Growth Mindset and the ePortfolio
An ePortfolio is a physical manifestation of a growth mindset. Having a growth mindset is “the ability to believe that the most basic activities can be developed through hard work and dedication” (Einck, 2017, p. 2). The growth mindset is a belief that success is not an innate ability and is only cultivated through hard work. Dweck (2006, p.6) states, “In this mindset, the hand you’re dealt is just the starting point for development. This growth mindset is based on the belief that your basic qualities are things you can cultivate through your efforts, your strategies, and help from others.”
Dwek also encourages people that they are able to transform their “self-talk” from a fixed mindset, in which one believes abilities are permanent, to a growth mindset, in which your abilities are skills you can develop. A mindset shift from fixed to growth builds resilience, reinforcing that the inability to do something is not permanent. This also builds self-confidence as learners realize that the struggle is part of the process.
How can we know where effort, coaching, and time will take someone? Who knows—maybe the experts were right about Jackson, Marcel, Elvis, Ray, Lucille, and Charles—in terms of their skills at the time. Maybe they were not yet the people they were to become (Dweck, 2006, p.28).
In an ePortfolio, learners can show the process of learning and reflect on their growth. The ePortfolio shows the results and the effort required to reach a goal. In addition, ePortfolios are constantly changing and evolving, just as learners are, so they can grow with the learner. A growth mindset is knowing that learning never ends, and the ePortfolio shows evidence and reflection of never-ending learning.
Trends in Technology
As technology advanced thirty years ago, it was necessary for job-seeking young adults to have a paper-based portfolio. An ePortfolio is the natural progression of this, and the creation of the ePortfolio requires students to become more adaptable to learning new technologies. This skill will prove invaluable as almost every job available has some sort of technology. Careers in the future will demand that young adults become comfortable with learning new skills that incorporate the use of technology.
Visual Communication
In design, visual communication is the key, and the ePortfolio is a great way for students to show their knowledge and application of visual communication. The creation of an ePortfolio also reinforces the specific knowledge students must understand. An ePortfolio is also an excellent way for students to get actual practice using different things, such as fundamental layout and image types, and learning the benefits and drawbacks of each. The ePortfolio allows learners to communicate with images or in other ways that suit their preferences, such as videos, text, slide presentations, etc. Students can post a collection of their completed work that is created throughout the year during various projects. This is a place where students can design the layout of their own ePortfolio, essentially their own website, during and after their time in school. The ability of a student to use their ePortfolio after high is why it is necessary to use an ePortfolio that is not tied to their district-owned email.
Digital Footprint
In today’s world of ever-advancing technology and data collection, someone’s digital identity or digital footprint is of the utmost importance. The student who identifies themselves online, whether via text, images, or video, is developing or contributing to a digital footprint. Someone’s digital footprint can be exceptionally positive and can determine a strong, authentic online presence for an individual. A student who creates a positive online identity may see a number of benefits, for example, in relation to employment opportunities (such as a job search using LinkedIn) or engaging with a community of peers (for example, in a Facebook study group). On the other hand, those who do not consider the possible extent of outreach and content with which they are posting could experience a negative impact on their employment prospects, among other things. Those who do not take control of their digital presence risk allowing others to define their identity through tagged images, comments, etc., posted on social platforms.

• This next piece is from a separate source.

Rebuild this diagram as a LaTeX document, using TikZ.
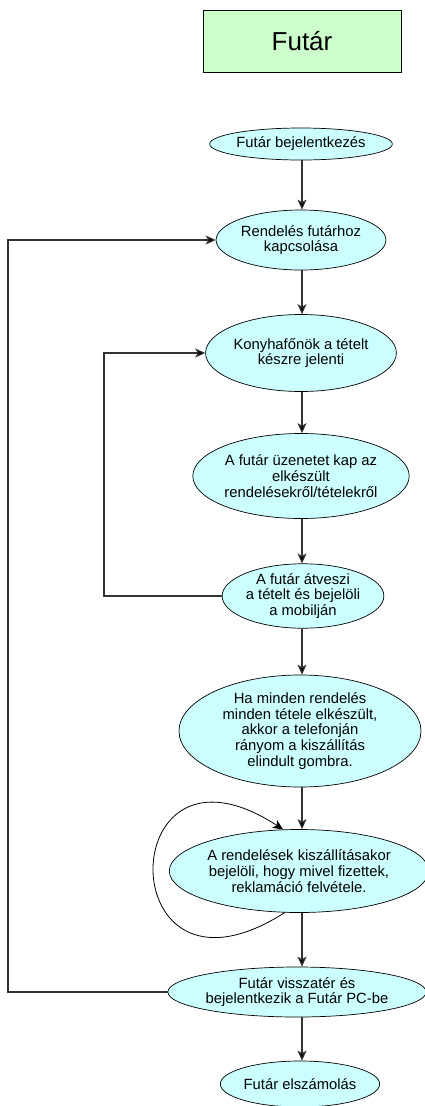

A recent article in Forbes noted employers are becoming more interested in seeing a digital portfolio than a resume. It has become commonplace for employers to search Internet sources for information on a prospective employee. Sources like Facebook, Instagram, Twitter, and LinkedIn. In the face of these digital footprints, which often are not ideal measures or expressions of one’s potential, it is essential that students and faculty alike become skilled in presenting themselves professionally by reflecting on, constructing, and curating a digital identity. The eportfolio is the ideal space to facilitate this activity (Batson, Coleman, Chen, Watson, Rhodes, & Harver, 2017, p.39).
ePortfolio Persistence
Teachers who want to incorporate this into their curriculum should first practice creating and implementing their own ePortfolio. Teachers should then demonstrate how the continued use of an ePortfolio is beneficial in an educational setting and in a job search. In a 2017 study, Thibodeaux, Cummings, and Harapnuik found that “while participants did not mention feedback specifically, several participants mentioned that an example would have been helpful… data from this study suggested that choice of ePortfolio platform is necessary to contribute to continued use of ePortfolios.” (Thibodeaux, Cummings, and Harapnuik, 2017, p. 8) Giving students examples and choices of the ePortfolio platform are both key components to continuing to use ePortfolios even after they are used for educational purposes. In the study mentioned above, Thibodeaux, Cummings, and Harapnuik stated that “ePortfolios not only provide a location to host their media, authentic plans, and reflections, but they also become the digital staging points for the learning innovations that they are developing in their learning environments” (Thibodeaux, Cummings, and Harapnuik, 2017, p. 5).
Conclusion
The ePortfolio has many benefits, including developing student ownership and voice, reflective practices, and twenty-first-century skills. An ePortfolio can determine the “why” behind what we do, models the growth mindset, and shows students that learning is a process. In addition, the ePortfolio coincides with current trends in technology, although it is not about the technology at the forefront. The ePortfolio is a positive digital footprint and a collection and reflection of learning that is needed in today’s education system. Tom Vander Ark (2015) argues that “every student should have a collection of personal bests–a cloud-based story of their development and artifacts of accomplishment that’s easily shareable in full or in part and organized for presentation” (para. 1). An educator’s duty is to help students learn, but educators also need to help students learn for themselves, and the ePortfolio is a successful method.